THE PROBLEM ::
Gather from the material every line that contains the string "with".

-- Begin DATA SHOWN --

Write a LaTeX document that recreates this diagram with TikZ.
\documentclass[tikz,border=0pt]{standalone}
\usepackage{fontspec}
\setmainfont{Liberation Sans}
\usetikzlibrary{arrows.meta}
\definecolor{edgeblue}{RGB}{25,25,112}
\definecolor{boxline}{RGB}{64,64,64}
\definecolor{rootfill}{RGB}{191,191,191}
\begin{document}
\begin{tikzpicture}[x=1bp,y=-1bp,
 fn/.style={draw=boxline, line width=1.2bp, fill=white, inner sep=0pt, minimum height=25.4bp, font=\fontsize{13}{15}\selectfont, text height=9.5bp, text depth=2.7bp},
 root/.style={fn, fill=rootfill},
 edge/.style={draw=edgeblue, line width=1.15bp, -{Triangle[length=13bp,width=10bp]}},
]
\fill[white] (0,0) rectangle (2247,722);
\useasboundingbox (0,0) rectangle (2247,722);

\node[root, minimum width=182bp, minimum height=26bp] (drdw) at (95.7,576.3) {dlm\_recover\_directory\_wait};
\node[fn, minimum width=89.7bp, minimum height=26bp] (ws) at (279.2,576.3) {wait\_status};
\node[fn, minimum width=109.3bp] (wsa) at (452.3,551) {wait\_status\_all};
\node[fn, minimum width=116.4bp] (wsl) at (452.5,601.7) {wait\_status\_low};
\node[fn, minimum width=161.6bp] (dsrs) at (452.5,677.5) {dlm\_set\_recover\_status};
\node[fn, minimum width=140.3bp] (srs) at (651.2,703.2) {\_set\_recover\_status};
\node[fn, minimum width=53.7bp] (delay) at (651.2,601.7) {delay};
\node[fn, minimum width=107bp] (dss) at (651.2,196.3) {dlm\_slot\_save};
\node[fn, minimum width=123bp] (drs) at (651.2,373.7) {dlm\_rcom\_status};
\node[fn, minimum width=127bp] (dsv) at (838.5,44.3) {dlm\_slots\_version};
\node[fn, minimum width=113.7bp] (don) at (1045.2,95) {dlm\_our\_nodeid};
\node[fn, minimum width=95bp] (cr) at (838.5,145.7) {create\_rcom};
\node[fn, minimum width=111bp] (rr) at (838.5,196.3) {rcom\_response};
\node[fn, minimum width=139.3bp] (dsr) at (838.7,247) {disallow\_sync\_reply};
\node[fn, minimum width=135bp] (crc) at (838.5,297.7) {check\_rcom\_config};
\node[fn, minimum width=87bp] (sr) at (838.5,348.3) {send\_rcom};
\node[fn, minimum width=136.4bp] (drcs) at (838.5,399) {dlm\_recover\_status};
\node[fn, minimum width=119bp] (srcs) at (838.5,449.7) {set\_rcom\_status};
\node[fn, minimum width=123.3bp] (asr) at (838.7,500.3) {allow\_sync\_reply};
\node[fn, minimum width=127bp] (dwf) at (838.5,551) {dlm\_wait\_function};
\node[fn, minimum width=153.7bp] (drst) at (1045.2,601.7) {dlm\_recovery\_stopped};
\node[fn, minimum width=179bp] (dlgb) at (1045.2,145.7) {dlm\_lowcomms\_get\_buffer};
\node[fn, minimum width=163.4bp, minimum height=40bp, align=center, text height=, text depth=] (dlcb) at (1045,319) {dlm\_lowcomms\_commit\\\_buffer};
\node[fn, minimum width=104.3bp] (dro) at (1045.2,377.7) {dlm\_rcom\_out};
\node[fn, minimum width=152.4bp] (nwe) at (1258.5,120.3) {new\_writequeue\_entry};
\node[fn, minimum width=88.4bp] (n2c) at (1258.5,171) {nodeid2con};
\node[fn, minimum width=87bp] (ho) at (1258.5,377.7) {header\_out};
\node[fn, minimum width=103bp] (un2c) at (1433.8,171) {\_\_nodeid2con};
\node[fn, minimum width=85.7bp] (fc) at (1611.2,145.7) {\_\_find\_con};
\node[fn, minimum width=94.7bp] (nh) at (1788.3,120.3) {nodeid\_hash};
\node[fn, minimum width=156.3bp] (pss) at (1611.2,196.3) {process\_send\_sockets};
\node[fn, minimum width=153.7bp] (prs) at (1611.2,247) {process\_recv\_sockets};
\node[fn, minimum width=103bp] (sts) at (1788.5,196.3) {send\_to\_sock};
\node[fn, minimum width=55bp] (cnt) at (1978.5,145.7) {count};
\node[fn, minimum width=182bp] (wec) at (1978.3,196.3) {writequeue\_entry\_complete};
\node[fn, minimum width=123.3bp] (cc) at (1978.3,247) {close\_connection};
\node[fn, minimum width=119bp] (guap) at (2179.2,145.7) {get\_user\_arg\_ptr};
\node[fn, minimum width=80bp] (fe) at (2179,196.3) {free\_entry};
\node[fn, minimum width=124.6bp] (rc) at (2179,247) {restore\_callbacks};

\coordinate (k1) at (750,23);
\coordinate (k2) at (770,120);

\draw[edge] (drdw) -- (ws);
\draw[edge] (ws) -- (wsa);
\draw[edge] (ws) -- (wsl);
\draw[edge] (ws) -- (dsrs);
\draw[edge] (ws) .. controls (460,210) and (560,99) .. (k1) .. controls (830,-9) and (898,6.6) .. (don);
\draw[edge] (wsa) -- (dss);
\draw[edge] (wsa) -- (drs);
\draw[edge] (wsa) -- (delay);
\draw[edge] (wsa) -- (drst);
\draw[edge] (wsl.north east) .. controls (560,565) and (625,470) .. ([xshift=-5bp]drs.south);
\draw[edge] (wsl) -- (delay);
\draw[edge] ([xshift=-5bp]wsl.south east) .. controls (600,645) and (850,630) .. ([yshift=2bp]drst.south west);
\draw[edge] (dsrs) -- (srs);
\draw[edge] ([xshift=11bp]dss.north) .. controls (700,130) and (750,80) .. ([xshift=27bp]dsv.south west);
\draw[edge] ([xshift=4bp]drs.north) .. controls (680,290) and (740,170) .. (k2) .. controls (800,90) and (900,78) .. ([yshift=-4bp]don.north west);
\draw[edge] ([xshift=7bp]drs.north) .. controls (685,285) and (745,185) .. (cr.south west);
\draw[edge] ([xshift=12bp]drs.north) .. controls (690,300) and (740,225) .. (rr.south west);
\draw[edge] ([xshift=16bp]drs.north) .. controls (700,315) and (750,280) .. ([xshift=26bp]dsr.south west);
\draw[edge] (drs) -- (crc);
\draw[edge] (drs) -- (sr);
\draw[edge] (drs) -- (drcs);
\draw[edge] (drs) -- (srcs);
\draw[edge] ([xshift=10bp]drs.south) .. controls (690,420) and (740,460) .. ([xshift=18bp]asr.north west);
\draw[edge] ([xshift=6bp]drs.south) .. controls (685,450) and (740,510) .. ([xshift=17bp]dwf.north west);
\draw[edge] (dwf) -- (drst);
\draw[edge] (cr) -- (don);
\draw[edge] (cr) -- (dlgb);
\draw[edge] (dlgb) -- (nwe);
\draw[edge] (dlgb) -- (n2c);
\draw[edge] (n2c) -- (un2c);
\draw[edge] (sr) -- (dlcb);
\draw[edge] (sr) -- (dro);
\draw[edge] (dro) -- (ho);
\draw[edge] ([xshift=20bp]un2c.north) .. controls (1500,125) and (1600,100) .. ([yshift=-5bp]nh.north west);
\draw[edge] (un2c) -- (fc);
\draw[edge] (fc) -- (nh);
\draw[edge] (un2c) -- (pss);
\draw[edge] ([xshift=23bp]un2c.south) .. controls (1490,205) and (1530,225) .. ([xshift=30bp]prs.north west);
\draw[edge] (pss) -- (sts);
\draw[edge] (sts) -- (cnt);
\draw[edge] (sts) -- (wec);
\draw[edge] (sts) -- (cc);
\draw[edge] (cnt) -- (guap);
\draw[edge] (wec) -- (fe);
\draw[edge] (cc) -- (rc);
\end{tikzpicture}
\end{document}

-- End DATA SHOWN --
-- Begin DATA SHOWN --

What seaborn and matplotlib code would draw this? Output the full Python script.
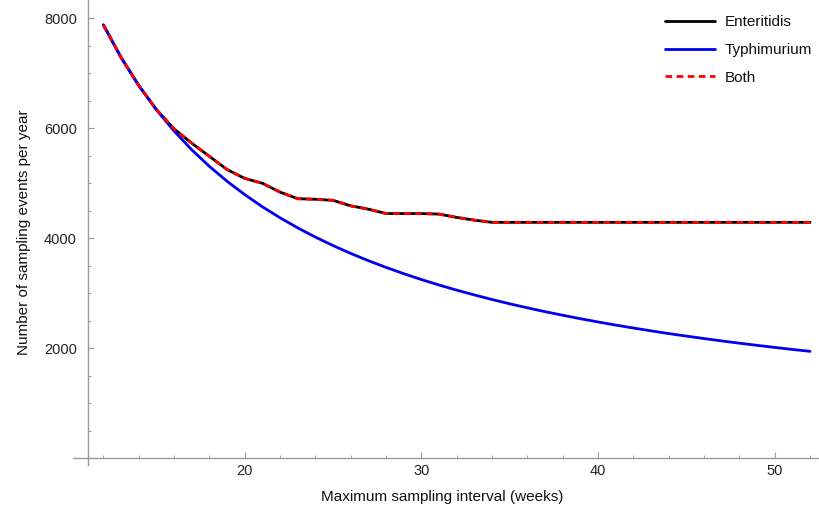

-- End DATA SHOWN --
-- Begin DATA SHOWN --

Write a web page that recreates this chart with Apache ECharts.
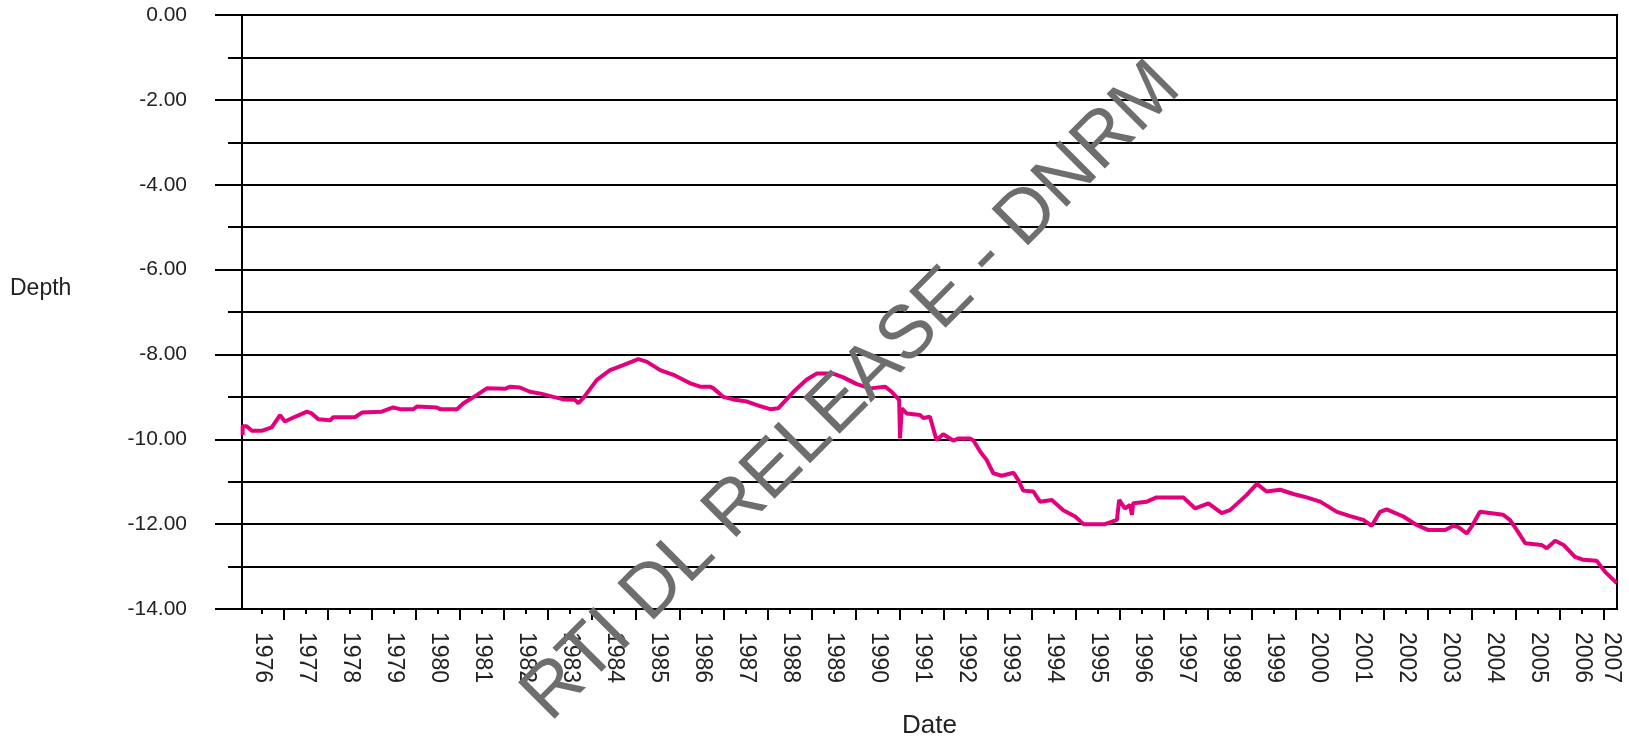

-- End DATA SHOWN --

FINAL RESULT ::
Write a LaTeX document that recreates this diagram with TikZ.
Write a web page that recreates this chart with Apache ECharts.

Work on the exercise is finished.